Yo casi no uso el transporte público de mi ciudad. Pero hoy, para ir a la oficina, el mapa de Google me indicaba con color escarlata que las principales arterias de la ciudad estaban a reventar, cómo ya es común en este caótico lugar en dónde los 25 millones de habitantes siempre parecemos tener un lugar a dónde ir, sin importar el día o la hora. El viaje en Uber iba a tardar casi una hora y el precio me iba salir al triple.
Con millones de usuarios al día, hay una alta posibilidad de encontrar personajes extraordinarios, otros divertidos y coloridos y, a veces, alguno que otro peligroso. Espero que hoy no me tope con ninguno de los últimos, cómo esas señoras que se pelean entre sí por un asiento y terminan volviéndose virales en redes sociales. Pienso que, si fuera testigo de una de esas peleas, trataría de intervenir aconsejando a las combatientes que la terapia es más efectiva que los golpes, lo que seguramente también me ganaría un tortazo.
Para mi sorpresa, los trenes hoy no están atiborrados como me imaginé. La sección de mujeres está casi vacía (sí, hay una sección exclusiva para mujeres a la que no puedo entrar. Es ahí en dónde las peleas más jugosas se dan). Los vagones de en medio van un poco más llenos, aunque a mí me gusta viajar siempre hasta el último vagón, en la famosa cajita feliz, porque es en dónde los personajes más divertidos y coloridos de la ciudad viajan, los gays.
Pero hoy no hay mucha felicidad en la cajita feliz. El aire del vagón se siente gris y pesado, cómo si todo el mundo se hubiera puesto de acuerdo que hoy no es un buen día para ir a trabajar, o a la escuela, o con el amante. Pienso que todos estaríamos más felices si nos hubiéramos quedado en casa a ver una película en Netflix. Pero aquí estamos, en un gris colectivo.
Por eso, cuando en la siguiente estación se sube un chico con unos enormes audífonos con forma de orejas de gato iluminadas de colores, mi completa atención se dirige a él. El chico es muy alto y grande, pero con cara de niño. Si solo viera una foto de su rostro diría que no pasa de los 16 años.
No sé qué viene escuchando, pero sea lo que sea lo hace reír a carcajadas. Pronto la buena vibra del enorme niño se empieza a contagiar a los demás viajeros. Primero es una sonrisa tímida de dos chicos que están sentados frente a él. Después risas audibles de la gente detrás de mí. Yo sonrío resuelto y sin miedo, el chico me ha puesto de buen humor y no quiero esconderlo.
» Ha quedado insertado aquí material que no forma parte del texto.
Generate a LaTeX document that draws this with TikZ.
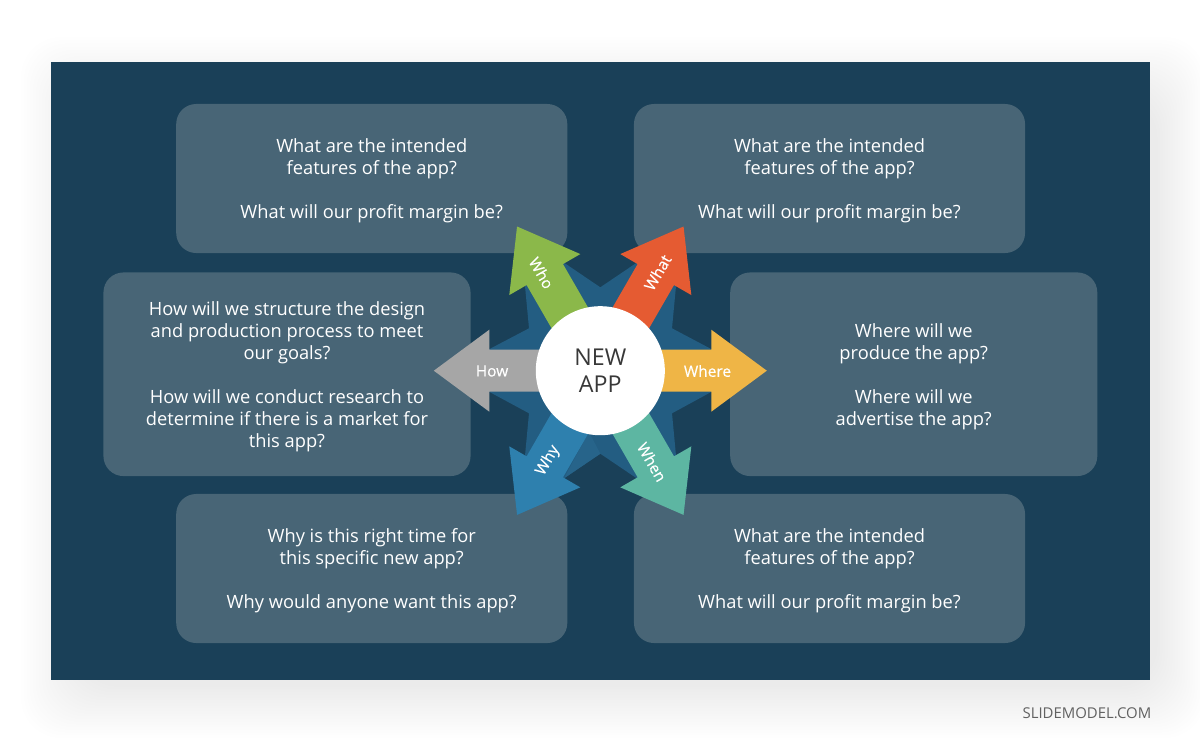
\documentclass[tikz,border=0pt]{standalone}
\usepackage{fontspec}
\setmainfont{Open Sans}
\newfontfamily\tagfont[FakeBold=0.3]{Open Sans}
\usepackage{xcolor}
\usetikzlibrary{positioning}

\definecolor{panelblue}{HTML}{1A4058}
\definecolor{boxblue}{HTML}{486576}
\definecolor{starblue}{HTML}{235D82}
\definecolor{facetblue}{HTML}{27648A}
\definecolor{whogreen}{HTML}{8BB84A}
\definecolor{whatred}{HTML}{E55B32}
\definecolor{whereyellow}{HTML}{EFB546}
\definecolor{howgrey}{HTML}{A6A6A6}
\definecolor{whyblue}{HTML}{2E80AE}
\definecolor{whenteal}{HTML}{5DB6A2}

% drops a box's text a little below its centre
\newcommand{\droptext}{\rule{0pt}{13.2pt}}

\tikzset{
  widebox/.style={fill=boxblue, rounded corners=0.5cm, inner sep=0pt, align=center, text=white,
    minimum width=9.775cm, minimum height=3.725cm,
    font=\fontsize{13}{15.65}\selectfont},
  tallbox/.style={widebox, minimum width=9.175cm, minimum height=5.09cm},
  tag/.style={text=white, inner sep=0pt, font=\tagfont\fontsize{11}{13}\selectfont}
}

\begin{document}
\begin{tikzpicture}[x=0.025cm, y=-0.025cm]
\useasboundingbox (0,0) rectangle (1200,743);

% soft shadow under the panel
\foreach \i in {0,...,19}
  \fill [black, opacity=0.0055, rounded corners=1cm]
  (51-30+3*\i,62-25+3.2*\i) rectangle (1150+55-2.5*\i,680+58-2.7*\i);

\fill [panelblue] (51,62) rectangle (1150,680);

\node [widebox] (whobox) at (371.75,178.5) {\droptext What are the intended\\features of the app?\\[15.65pt]What will our profit margin be?};
\node [widebox] (whatbox) at (829.5,178.5) {\droptext What are the intended\\features of the app?\\[15.65pt]What will our profit margin be?};
\node [tallbox] (howbox) at (287,374.25) {\droptext How will we structure the design\\and production process to meet\\our goals?\\[15.65pt]How will we conduct research to\\determine if there is a market for\\this app?};
\node [tallbox] (wherebox) at (913.75,374.25) {\droptext Where will we\\produce the app?\\[15.65pt]Where will we\\advertise the app?};
\node [widebox] (whybox) at (371.75,568.5) {\droptext Why is this right time for\\this specific new app?\\[15.65pt]Why would anyone want this app?};
\node [widebox] (whenbox) at (829.5,568.5) {\droptext What are the intended\\features of the app?\\[15.65pt]What will our profit margin be?};

% star behind the arrows
\fill [starblue]
(600.3,287.3) -- (636.7,262.7) -- (676,286) -- (672,328.3) -- (711.7,349.3) --
(711.7,391.7) -- (672,413.3) -- (676,455.7) -- (636.7,478.3) -- (600.3,453.7) --
(564,478.3) -- (525,455.7) -- (529,413.3) -- (489,391.7) -- (489,349.3) --
(529,328.3) -- (525,286) -- (564,262.7) -- cycle;
\fill [facetblue] (564,478.3) -- (600.3,453.7) -- (589,432) -- cycle;

% the six arrows, all one shape
\foreach \ang/\col in {0/whereyellow, 60/whatred, 120/whogreen, 180/howgrey, 240/whyblue, 300/whenteal}
  \fill [\col, shift={(600.3,370.7)}, rotate=\ang]
  (0,-21) -- (111,-21) -- (111,-41) -- (166.5,0) -- (111,41) -- (111,21) -- (0,21) -- cycle;

\node [tag] (wherelabel) at (707.5,371) {Where};
\node [tag, rotate=60] (whatlabel) at (657.5,272.5) {What};
\node [tag, rotate=-60] (wholabel) at (541.5,273) {Who};
\node [tag] (howlabel) at (492,371) {How};
\node [tag, rotate=60] (whylabel) at (548,460.5) {Why};
\node [tag, rotate=-60] (whenlabel) at (652,462) {When};

\node [circle, fill=white, minimum size=3.225cm, inner sep=0pt, align=center, text=black!78,
  font=\fontsize{16.5}{19.2}\selectfont] (core) at (600.3,370.7) {NEW\\APP};

\node [anchor=east, inner sep=0pt, text=black!62, font=\fontsize{10.6}{12}\selectfont] (brand) at (1151.5,713) {SLIDEMODEL.COM};
\end{tikzpicture}
\end{document}
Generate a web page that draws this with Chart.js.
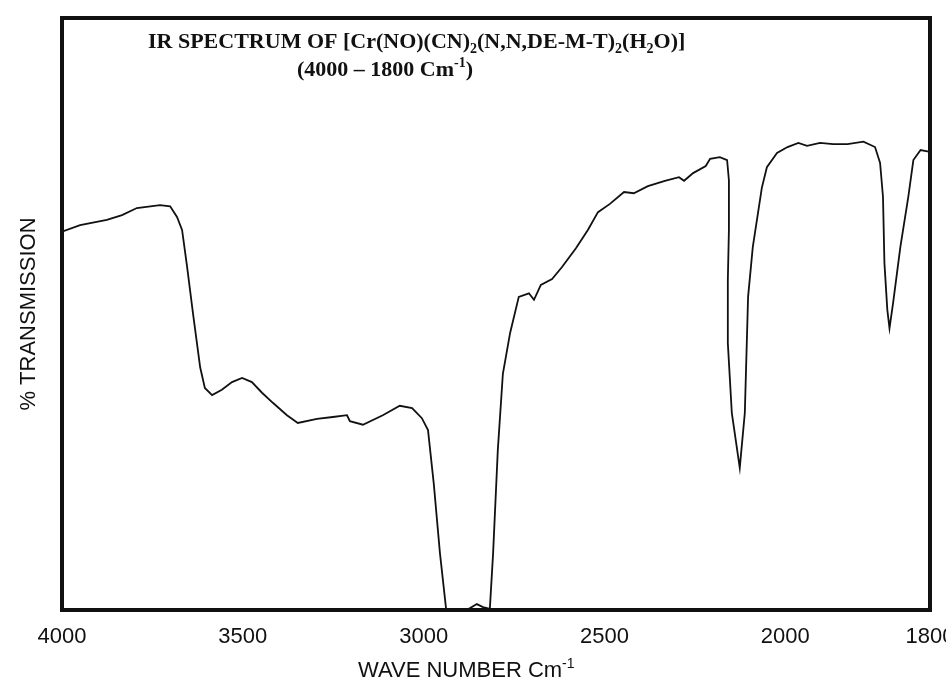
<!DOCTYPE html>
<html>
<head>
<meta charset="utf-8">
<script src="https://cdn.jsdelivr.net/npm/chart.js@4.4.1/dist/chart.umd.min.js"></script>
<style>
  html, body { margin: 0; padding: 0; background: #fff; }
  #wrap { width: 946px; height: 691px; position: relative; }
</style>
</head>
<body>
<div id="wrap"><canvas id="irChart"></canvas></div>
<script>
// wave numbers (cm-1), high to low
const waveNumbers = [
  4000, 3950, 3876, 3834, 3793, 3729, 3701, 3682, 3668, 3654, 3638, 3618, 3605,
  3585, 3558, 3530, 3502, 3475, 3447, 3417, 3378, 3348, 3295, 3251, 3212, 3204,
  3168, 3113, 3066, 3032, 3005, 2988, 2972, 2955, 2938, 2875, 2853, 2836, 2817,
  2808, 2795, 2781, 2761, 2737, 2709, 2695, 2676, 2645, 2618, 2579, 2546, 2518,
  2485, 2446, 2419, 2380, 2333, 2294, 2280, 2255, 2220, 2208, 2181, 2161, 2156,
  2156, 2159, 2159, 2148, 2126, 2112, 2103, 2090, 2065, 2051, 2023, 1997, 1982,
  1970, 1952, 1934, 1914, 1892, 1876, 1869, 1865, 1863, 1859, 1856, 1851, 1841,
  1830, 1823, 1813, 1800
];
// % transmission at each wave number
const transmission = [
  63.9, 65.0, 65.9, 66.7, 67.9, 68.4, 68.2, 66.4, 64.2, 57.9, 50.2, 41.0, 37.5,
  36.3, 37.2, 38.5, 39.2, 38.5, 36.7, 35.0, 32.9, 31.6, 32.3, 32.6, 32.9, 31.9,
  31.3, 32.9, 34.5, 34.1, 32.4, 30.4, 21.3, 9.6, 0.2, 0.2, 1.0, 0.5, 0.2,
  9.6, 27.0, 39.9, 46.8, 52.9, 53.5, 52.4, 54.9, 55.9, 57.9, 61.1, 64.2, 67.2,
  68.6, 70.6, 70.4, 71.6, 72.5, 73.1, 72.5, 73.8, 75.0, 76.2, 76.5, 76.0, 72.6,
  64.2, 55.7, 45.1, 33.3, 24.0, 33.3, 52.9, 61.3, 71.3, 74.8, 77.2, 78.2, 78.9,
  78.4, 78.9, 78.7, 78.7, 79.1, 78.2, 75.5, 69.8, 58.6, 50.7, 47.6, 51.9, 61.3,
  69.8, 76.0, 77.7, 77.4
];
const xTicks = [4000, 3500, 3000, 2500, 2000, 1800];

// IR chart paper: scale doubles below 2000 cm-1
const BREAK = 2000, HI = 4000, LO = 1800, EXPAND = 2;
const SPAN = (HI - BREAK) + (BREAK - LO) * EXPAND;

class IrScale extends Chart.LinearScale {
  getPixelForValue(v) {
    const u = v >= BREAK ? (HI - v) : (HI - BREAK) + (BREAK - v) * EXPAND;
    return this.left + (u / SPAN) * this.width;
  }
  getValueForPixel(px) {
    const u = (px - this.left) / this.width * SPAN;
    return u <= HI - BREAK ? HI - u : BREAK - (u - (HI - BREAK)) / EXPAND;
  }
}
IrScale.id = 'irwave';
IrScale.defaults = Chart.LinearScale.defaults;
Chart.register(IrScale);

function drawRich(ctx, parts, x, y, size, family, weight) {
  // parts: [text, 'n' | 'sub' | 'sup']
  let cx = x;
  parts.forEach(([t, kind]) => {
    const s = kind === 'n' ? size : Math.round(size * 0.65);
    const dy = kind === 'sub' ? size * 0.22 : kind === 'sup' ? -size * 0.4 : 0;
    ctx.font = weight + ' ' + s + 'px ' + family;
    ctx.fillText(t, cx, y + dy);
    cx += ctx.measureText(t).width;
  });
}

const paperPlugin = {
  id: 'paper',
  afterDraw(chart) {
    const ctx = chart.ctx;
    const a = chart.chartArea;
    ctx.save();
    ctx.strokeStyle = '#111';
    ctx.lineWidth = 4;
    ctx.strokeRect(a.left, a.top, a.right - a.left, a.bottom - a.top);

    ctx.fillStyle = '#111';
    ctx.textBaseline = 'alphabetic';
    ctx.textAlign = 'left';
    const serif = '"Liberation Serif", "Times New Roman", serif';
    drawRich(ctx, [
      ['IR SPECTRUM OF [Cr(NO)(CN)', 'n'], ['2', 'sub'],
      ['(N,N,DE-M-T)', 'n'], ['2', 'sub'], ['(H', 'n'], ['2', 'sub'], ['O)]', 'n']
    ], 148, 48, 22, serif, 'bold');
    drawRich(ctx, [['(4000 \u2013 1800 Cm', 'n'], ['-1', 'sup'], [')', 'n']],
      297, 76, 22, serif, 'bold');

    const sans = '"Liberation Sans", Arial, sans-serif';
    drawRich(ctx, [['WAVE NUMBER Cm', 'n'], ['-1', 'sup']], 358, 677, 22, sans, 'normal');
    ctx.restore();
  }
};

new Chart(document.getElementById('irChart'), {
  type: 'line',
  data: {
    datasets: [{
      label: '% transmission',
      data: waveNumbers.map((w, i) => ({ x: w, y: transmission[i] })),
      borderColor: '#111',
      borderWidth: 1.8,
      pointRadius: 0,
      tension: 0,
      fill: false
    }]
  },
  options: {
    responsive: true,
    maintainAspectRatio: false,
    animation: false,
    layout: { padding: { top: 18, right: 16, left: 0, bottom: 0 } },
    plugins: { legend: { display: false }, tooltip: { enabled: false } },
    scales: {
      x: {
        type: 'irwave',
        min: LO,
        max: HI,
        grid: { display: false },
        border: { display: false },
        afterBuildTicks: s => { s.ticks = xTicks.map(v => ({ value: v })); },
        afterFit: s => { s.height = 81; s.paddingLeft = 0; s.paddingRight = 0; },
        ticks: {
          autoSkip: false,
          maxRotation: 0,
          padding: 6,
          color: '#111',
          font: { family: '"Liberation Sans", Arial, sans-serif', size: 22 },
          callback: v => String(v)
        }
      },
      y: {
        min: 0,
        max: 100,
        grid: { display: false },
        border: { display: false },
        ticks: { display: false },
        afterFit: s => { s.width = 62; },
        title: {
          display: true,
          text: '% TRANSMISSION',
          color: '#111',
          padding: { top: 16, bottom: 0 },
          font: { family: '"Liberation Sans", Arial, sans-serif', size: 22 }
        }
      }
    }
  },
  plugins: [paperPlugin]
});
</script>
</body>
</html>
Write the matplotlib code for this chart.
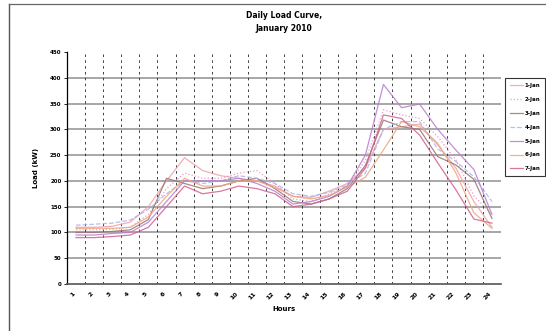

El gigante bonachón parece no percatarse del efecto que ha tenido en la gente que estamos a su alrededor. Mira al suelo mientras ríe y cuando alguien más deja salir una risa o una carcajada, sus enormes audífonos de gato lo aíslan del ruido. Pero el sigue riendo. Los dos chicos frente a él se toman de la mano y se ven con amor. Quiero creer que las carcajadas de nuestra enorme hada gay hicieron la función de flechas de cupido y que al llegar a su destino los recién enamorados harán el amor hasta el amanecer.
La siguiente estación es mi parada, y al salir del tren y dirigirme a las escaleras que me llevarán a la calle llevo aún puesta esa enorme sonrisa. Me doy cuenta porque la gente con la que me topo de frente me ve raro, algunos bajan la mirada, pero otros no, cómo la señora que viene acompañada con una niña de enormes lentes rojos que me regresa la sonrisa mientras se le iluminan los ojos. Me doy cuenta en ese momento que he olvidado el tráfico infernal, las caras largas y grises de los pasajeros y la tarifa dinámica de Uber. Ahora solo pienso en comprarme unos enormes audífonos con orejas de gato brillantes y repartir sonrisas por el mundo.